Outsource for the Right Reasons

While keeping all agile development in-house may top the wish list of many IT leaders, it's not a realistic plan for every company or every situation. With looming technology skills shortages and pressure on IT budgets, some agile software projects will have to be outsourced.

So how do you decide if it's right to outsource an agile project? Begin by asking yourself what you hope to gain from working with an outsourcer. "The ideal reason is so as to give immediate response to a business need," says Max Rayner, executive-in-residence at consulting firm Hudson Crossing. "Can you find ways to also have it lower cost? Yes -- but something important enough to be done in an agile way is likely to be worthwhile, whether you're paying $1,500 a day or $1,000 a day or $750 a day. By going to some of the lowest-cost countries, you can get a very competent programmer for $25,000 a year, including benefits -- but that's not necessarily going to help your project succeed."

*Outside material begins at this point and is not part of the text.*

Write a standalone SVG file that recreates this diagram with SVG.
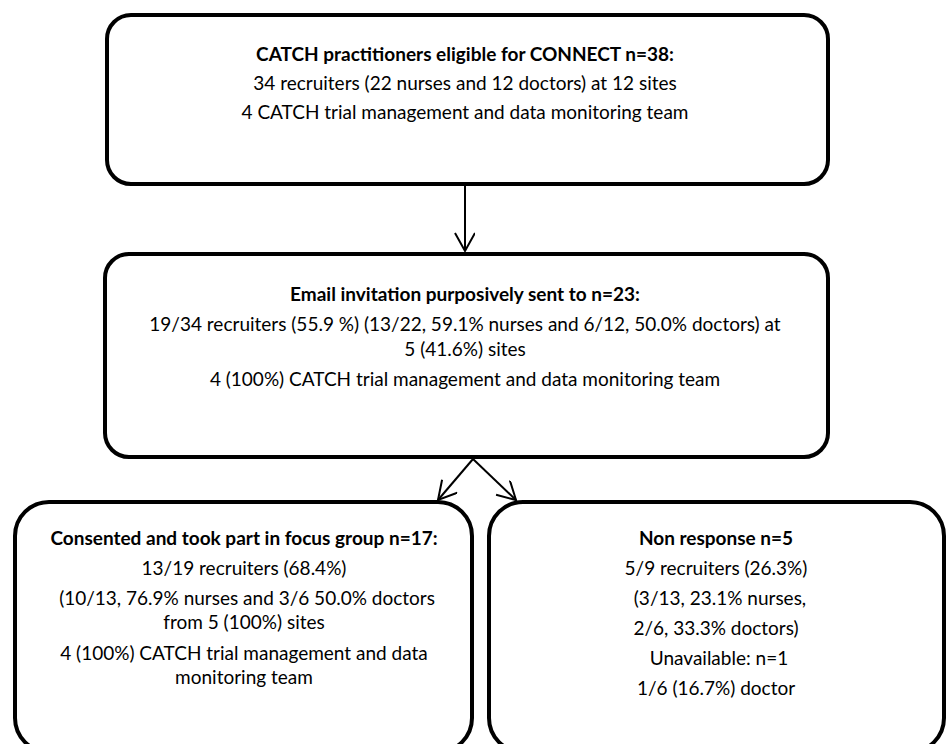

Before joining Hudson Crossing, Rayner was CTO at TravelZoo and oversaw the creation of the travel search site, for which he used an outsourcing company based in Lisbon, Portugal. "That was a 100% agile project using scrum," he says. (In scrum, small teams work on a specified portion of the requirements for a limited amount of time and hold daily meetings to assess progress and address any questions or problems.) "I was in California, so we had hardly any overlap in our work days, but it worked brilliantly. My morning was their evening so I would get to say, 'OK, yesterday we agreed you were going to do these five things. Did you do them? How's it going?' "

There were members of Rayner's team working on the project in California as well, he adds. "At the end of the workday, each team would hand off to the other shift. That's more complex than a traditional agile arrangement where everyone is in one location, but I was willing to take responsibility for the time, cost, and feature tradeoffs," Rayner says.